Do You Have Drug Money In Your Wallet?

A currency bill has a lifetime of approximately 20 months. During these months in circulation, the bill is fed into ATM machines, Vending Machines, folded into wallets and, of course exchanged for a variety of goods and services throughout the USA. Needless to say, each time a US bill changes hands it carries with it a myriad of dirt, germs, food and drug residue. Yes, you read that correctly: drugs!

Professor of Chemistry and BioChemistry at the University of Massachusetts, Dartmouth, Yuegang Zuo, headed up a research study that found that 90% of all monetary paper bills that are currently being circulated around the US, tested positive for trace amounts of cocaine.

"When I was a young kid, my mom told me the dirtiest thing in the world is money," he said. "Mom is always right."

Although the research indicates that the amount of cocaine that is found on the paper bills is not large enough that it would cause immediate health risks, it is still a cause of concern.

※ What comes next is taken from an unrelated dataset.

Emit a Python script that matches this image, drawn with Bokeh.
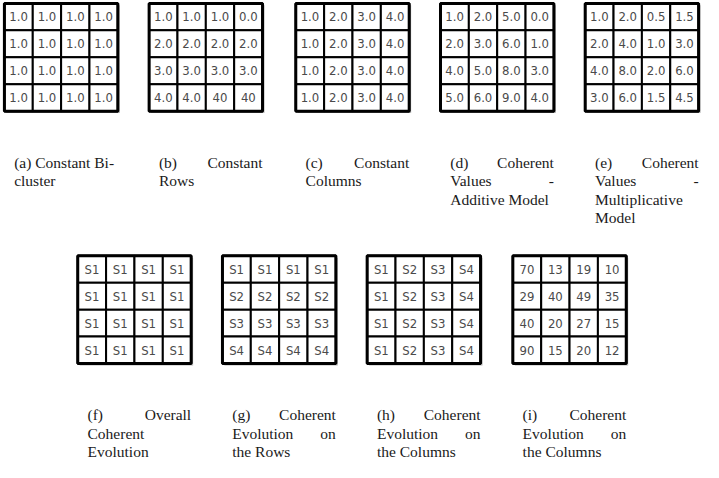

The amount of paper bills that actually contained cocaine proves that cocaine use is still a major problem in the major cities of the USA. Paper bills can easily become contaminated with cocaine when a drug user snorts using the bill or when the money is being used to purchase the drug.

Ironically, a paper bill does not necessarily have to be used as part of a drug use, to become contaminated with cocaine. Paper bills that do carry trace elements of cocaine can contaminate other bills whilst being housed together in a person's wallet or even inside a currency counting machine at a bank.

Professor Zuo explains: "When the machine gets contaminated, it transfers the cocaine to the other bank notes."

As can be expected, these paper bills usually have smaller amounts of cocaine on them. In fact, a few of the paper bills utilized in Professor Zuo's research actually contained .006 micrograms of cocaine. This amount is several thousand times smaller than one little grain of sand.

During the American Chemical Society's annual meeting last week, Professor Zuo stated that those bills that were more likely to contain cocaine were $5, $10, $20 and $50 bills. Most of the $1 bills tested, did not contain cocaine.

Professor Zuo explained:

"Probably $1 is a little too less to purchase cocaine. I don't know exactly. It's an educated guess."

Professor Zuo's recent research has simply re-emphasized what health agencies have been touting for many years by advising citizens to immediately wash their hands with anti-bacterial soap after handling, cold, hard, cash for sanitary reasons.

Besides trace elements of cocaine and other drugs, organisms that are widely known to cause a variety of illnesses and diseases, such as staphylococcus aureus as well as pneumonia-causing bacteria, have also been discovered in paper bills.

The Southern Medical Journal published a study in 2002, stating that nearly 94% of papers bills that were tested contained disease-causing organisms.

However, an associate professor of forensic sciences at the University of Illinois at Chicago, Adam Negrusz, believes that there is no real cause of alarm regarding the unclean state of monetary affairs.

"I never think about this as a source of danger. We have more things which can be potentially harmful," said Negrusz, explaining that cocaine binds to the green dye on the paper bills.

Negrusz is concerned that the cocaine tainted money could cause a false positive drug test, especially involving a policeman or bank teller who regularly handles such cocaine contaminated money.

Negruzs explained further:

"Imagine a bank teller who's working with cash-counting machine in the basement of the bank. Many of those bills, over 90 percent, are contaminated with cocaine. There is cocaine dust around the machines. These bank tellers breathe in cocaine. Cocaine gets into the system, and you can test positive for cocaine. That's what's behind this whole thing that triggered testing money for drugs."

Professor Zuo is hoping to use his research to form a regional drug use map, as the amount of cocaine contaminated bills varied greatly according to the area in which it was found.

For example, 100% of all bills that came from Miami, Florida; Boston, Massachusetts; and Detroit, Michigan, all tested positive for cocaine; whereas 87% to 67% of paper bills originating from Salt Lake City, Utah; Niagara Falls, New York; and Dearborn, Michigan, contained cocaine.

When compared with monetary bills from Canada, China, Japan and Brazil, the bills from the USA contained the highest amount of cocaine with an average of 90% out of 234 US bank notes contaminated.

Canada followed suit with 85% and next with 80% was Brazil. China had 20% and Japan had the lowest amount of cocaine contaminated money with only 12%.